本文主要是介绍《Windows NT File System Internals》学习笔记之物理内存管理简介,希望对大家解决编程问题提供一定的参考价值,需要的开发者们随着小编来一起学习吧!

页帧和页帧数据库

NT VMM必须管理系统内可用的物理内存。VMM使用的方法和现代商用操作系统中使用的方法类似。

 

NT VMM将可用的RAM划分为固定尺寸的页帧。页帧的大小可以从4K64K。在Intel X86结构上,页尺寸为4K。每一个页桢都在页帧数据库(PFN Database)中有相应的入口项。页帧数据库在非分页内存池中,它是一个页帧入口数组。PFN数据库为每一个页帧维护以下信息:

 

l         页帧的物理地址,该字段为20比特,再加上12比特的偏移,那么可寻址4GB的物理地址空间

l         页帧的属性集

-一个修改比特,该比特标记页内容是否被修改

-一个状态标记,指明对该页的操作是读还是写

-该页关联的page color

-标记该页是共享页还是进程私有页的信息

l         一个指向PTE(Prototype Page Table Entry PPTE)的指针。PTEPPTE指针指向该页。PPTE指针和PTE指针用来从虚拟地址反向追踪到物理地址

l         该页的引用计数(Reference Count)VMM通过这个值判断页帧数据库中是否有PTE参考该页

l         一个事件指针。当一个Paging I/O在进行时或者数据从磁盘上读取到内存中时,该指针指向一个事件。

 

 

引用计数(Reference Count)不为0的页帧为有效的页帧。当某个页帧没有PTE指向时,引用计数被减1。当引用技术为0时,表明该页帧没有被使用。根据页桢的不同状态,每一个没有被使用的页帧在下面的5个不同的链表上:

l         坏页链表(bad page list):存在校验错误的页帧

l         空闲链表(free page list):这些页可以立即重新使用,但是没有被初始化为0

l         Zeroed list:这些页可以立即重新使用

l         Modified list:这些页帧没有引用了,但是在把它们的内容写到磁盘之前不能把这些页回收

Modified Page Writer/Mapped Page Writer通常执行异步操作将Modified pages 写到磁盘上。

l         Standby list:包含那些已经从进程工作集中移除的页帧。

NT VMM会基于不同进程的访问内存特点尽量减少分配给某一个进程的页帧数目,某个瞬间分配给进程的页总数称为该进程的工作集。
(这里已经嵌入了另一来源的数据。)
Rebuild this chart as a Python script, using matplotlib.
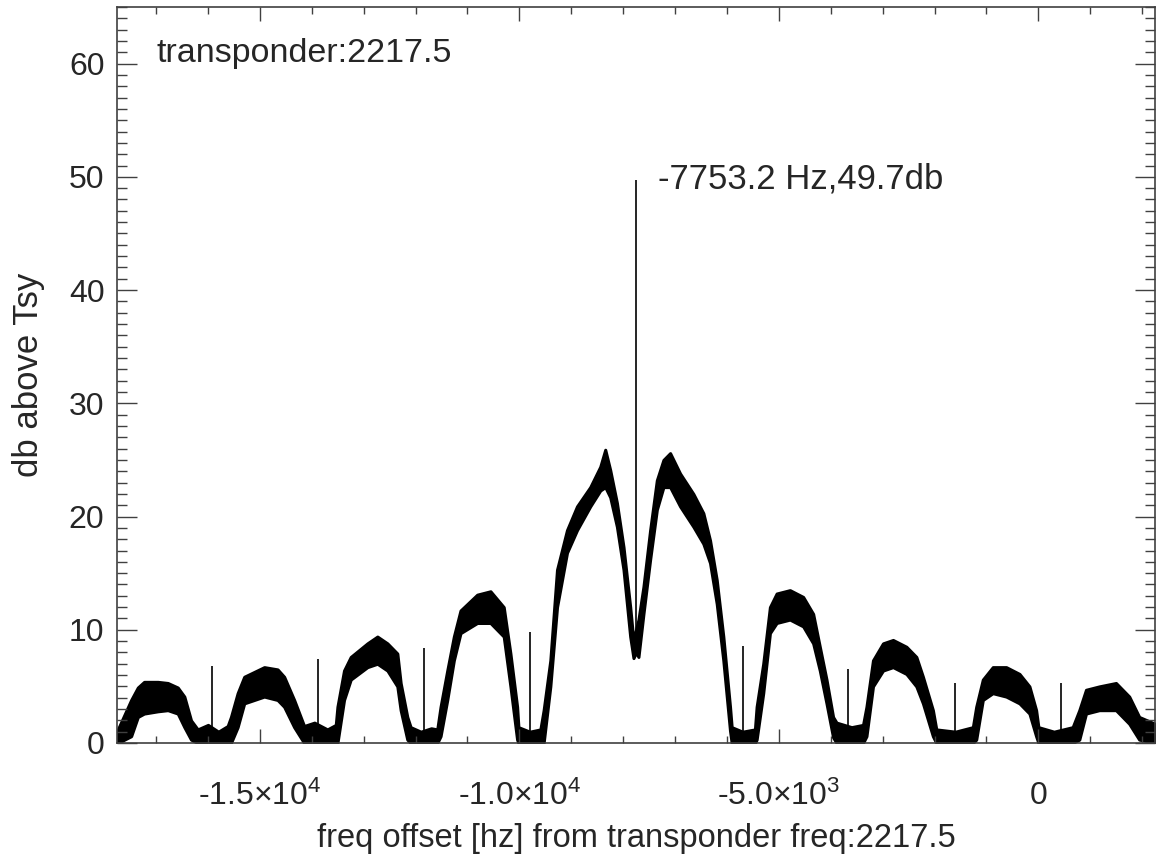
import numpy as np
import matplotlib.pyplot as plt
from matplotlib.ticker import MultipleLocator, FixedLocator

plt.rcParams['font.family'] = ['Liberation Sans', 'DejaVu Sans']
plt.rcParams['mathtext.default'] = 'regular'

# values
transponder = 2217.5
peak_freq = -7753.2
peak_db = 49.7
notch_db = 8.0

# band of the noisy spectrum: frequency offset [Hz], upper / lower edge [db]
freq_hz = [-17753, -17737, -17481, -17352, -17231, -16967, -16775, -16583, -16456, -16327,
           -16198, -16000, -15800, -15621, -15558, -15429, -15302, -14917, -14660, -14533,
           -14340, -14148, -13950, -13700, -13538, -13506, -13379, -13250, -12929, -12737,
           -12544, -12352, -12288, -12160, -12096, -11900, -11700, -11583, -11519, -11390,
           -11263, -11135, -10813, -10558, -10302, -10173, -10044, -10019, -9800, -9596,
           -9533, -9404, -9275, -9083, -8890, -8635, -8442, -8346, -8250, -8121,
           -7994, -7865, -7802, -7753, -7706, -7610, -7481, -7352, -7225, -7096,
           -6904, -6648, -6456, -6327, -6198, -6071, -5942, -5910, -5700, -5462,
           -5429, -5302, -5173, -5044, -4788, -4533, -4340, -4212, -4083, -3956,
           -3890, -3600, -3379, -3313, -3187, -2994, -2802, -2544, -2352, -2225,
           -2033, -1967, -1600, -1263, -1198, -1071, -879, -621, -365, -173,
           -44, 0, 300, 660, 788, 917, 1173, 1494, 1750, 1942, 2247]
upper_db = [1.0, 1.2, 3.8, 4.9, 5.4, 5.4, 5.3, 4.9, 4.1, 2.0,
            1.2, 1.6, 1.0, 1.5, 2.3, 4.4, 5.85, 6.7, 6.5, 5.85,
            3.8, 1.5, 1.8, 1.2, 1.6, 3.2, 6.4, 7.6, 8.8, 9.4,
            8.8, 7.9, 5.3, 2.3, 1.4, 1.0, 1.3, 1.2, 3.2, 6.4,
            9.4, 11.7, 13.1, 13.4, 12.0, 7.9, 3.2, 1.4, 1.0, 1.2,
            2.9, 7.3, 15.3, 18.8, 20.9, 22.6, 24.4, 25.9, 24.1, 21.2,
            17.3, 12.0, 9.0, 10.0, 10.9, 13.8, 18.8, 23.2, 25.0, 25.6,
            23.8, 22.0, 20.3, 17.9, 14.4, 9.4, 3.2, 1.4, 1.0, 1.2,
            3.2, 7.0, 12.0, 13.2, 13.5, 12.9, 11.4, 8.5, 5.6, 2.3,
            1.8, 1.4, 1.6, 3.2, 7.3, 8.8, 9.1, 8.5, 7.6, 5.85,
            2.9, 1.2, 1.0, 1.4, 3.2, 5.6, 6.7, 6.7, 6.1, 5.0,
            2.9, 1.4, 1.0, 1.4, 2.9, 4.7, 5.0, 5.3, 4.1, 2.3, 1.7]
lower_db = [0.0, 0.0, 0.6, 2.3, 2.6, 2.8, 2.9, 2.6, 1.4, 0.3,
            0.0, 0.0, 0.0, 0.0, 0.0, 1.4, 3.5, 4.1, 3.8, 3.2,
            1.4, 0.0, 0.0, 0.0, 0.0, 0.0, 3.8, 5.6, 6.7, 7.0,
            6.4, 5.0, 2.9, 0.3, 0.0, 0.0, 0.0, 0.0, 0.6, 3.8,
            7.3, 9.7, 10.6, 10.6, 9.4, 5.0, 0.3, 0.0, 0.0, 0.0,
            0.0, 5.0, 12.0, 16.8, 18.8, 20.9, 22.3, 22.6, 21.7, 19.1,
            15.3, 9.4, 7.5, 8.0, 7.6, 11.4, 16.2, 20.6, 22.6, 22.6,
            20.9, 19.1, 17.6, 15.9, 12.3, 7.3, 1.1, 0.0, 0.0, 0.0,
            0.3, 4.4, 9.7, 10.6, 10.9, 10.3, 8.8, 6.4, 3.5, 0.5,
            0.0, 0.0, 0.0, 0.6, 5.0, 6.4, 6.7, 6.1, 5.0, 3.5,
            0.6, 0.0, 0.0, 0.0, 0.3, 3.8, 4.4, 4.1, 3.5, 2.6,
            0.6, 0.0, 0.0, 0.0, 0.3, 2.6, 2.9, 2.9, 1.7, 0.3, 0.0]

# narrow spurs seen every ~2 kHz
spur_freq = [-15930, -13890, -11840, -9790, -5700, -3660, -1610, 435]
spur_db = [6.8, 7.4, 8.4, 9.8, 8.6, 6.5, 5.3, 5.3]

xtick_vals = [-15000, -10000, -5000, 0]
xtick_labels = ['-1.5×10$^{4}$', '-1.0×10$^{4}$', '-5.0×10$^{3}$', '0']
ytick_vals = [0, 10, 20, 30, 40, 50, 60]

txt = '#262626'
axc = '#404040'

fig = plt.figure(figsize=(11.57, 8.61), dpi=100)
ax = fig.add_axes([117/1157, 1 - 743/861, 1038/1157, 736/861])

ax.fill_between(freq_hz, lower_db, upper_db, color='black', lw=2.2)
ax.vlines(spur_freq, 0, spur_db, color='black', lw=1.2)
ax.vlines(peak_freq, notch_db, peak_db, color='black', lw=1.2)

ax.set_xlim(peak_freq - 10000, peak_freq + 10000)
ax.set_ylim(0, 65)

ax.xaxis.set_major_locator(FixedLocator(xtick_vals))
ax.set_xticklabels(xtick_labels)
ax.xaxis.set_minor_locator(MultipleLocator(1000))
ax.yaxis.set_major_locator(FixedLocator(ytick_vals))
ax.yaxis.set_minor_locator(MultipleLocator(1))

ax.tick_params(which='both', direction='in', top=True, right=True, color=axc,
               labelcolor=txt, labelsize=23, width=1)
ax.tick_params(axis='x', which='major', length=10, pad=27)
ax.tick_params(axis='x', which='minor', length=5)
ax.tick_params(axis='y', which='major', length=14.5, pad=9)
ax.tick_params(axis='y', which='minor', length=7.2)
for s in ax.spines.values():
    s.set_color(axc)
    s.set_linewidth(1.2)

ax.set_xlabel('freq offset [hz] from transponder freq:%.1f' % transponder,
              fontsize=23.5, color=txt, labelpad=8)
ax.set_ylabel('db above Tsy', fontsize=25, color=txt, labelpad=17)

ax.text(0.0385, 0.925, 'transponder:%.1f' % transponder, transform=ax.transAxes,
        fontsize=24.5, color=txt, va='baseline', ha='left')
ax.annotate('%.1f Hz,%.1fdb' % (peak_freq, peak_db), xy=(peak_freq, peak_db),
            xytext=(16, -6), textcoords='offset points', fontsize=25, color=txt,
            va='baseline', ha='left')

fig.savefig('out.png', dpi=100)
NT VMM通过尽量缩减进程的工作集来提高物理内存的使用率。如果进程的某个页帧由于这个原因被VMM移除的话,VMM并不立即回收该页帧,而是把页帧放到standby链表中。这样该进程就有机会重新使用该页帧。当某个页帧被放到Standby链表时,它被标记为transitional 状态,因为它并没有被释放,而且不属于任何一个进程。

 

NT VMM会给处于freestandby状态的页帧设定一个最大值和最小值。当某个页帧被放到free或者standby链表中,并且总数在最大值和最小值中间时,一个VMM全局事件被置为信号态。VMM使用这些事件判断系统中是否有足够的可用物理页。

 

VMM会经常调用一个内部函数检查是否有足够的内存可以满足需要使用。例如你的驱动调用MMAllocateNonCachedMemory()函数,这个函数需要一定数量的Free页帧。该函数调用MiEnsureAvailablePageOrWait()检查在FreeStandBy链表中是否有足够的可用页,如果没有的话,该函数将在两个事件上阻塞,以等待足够的可用页。如果在一定时间内两个事件都没有变成信号态,将会导致KeBugCheck()

 

VMM使用全局自旋锁同步页帧数据库,当PFN数据库被访问时,需要在合适的IRQL获取该自旋锁(<=DISPATCH_LEVEL)

 

 

Win2K代码中的MMAllocateNonCachedMemory()函数代码如下

PVOID MmAllocateNonCachedMemory (

    IN SIZE_T NumberOfBytes

    )

/*++

Routine Description:

    This function allocates a range of noncached memory in

    the non-paged portion of the system address space.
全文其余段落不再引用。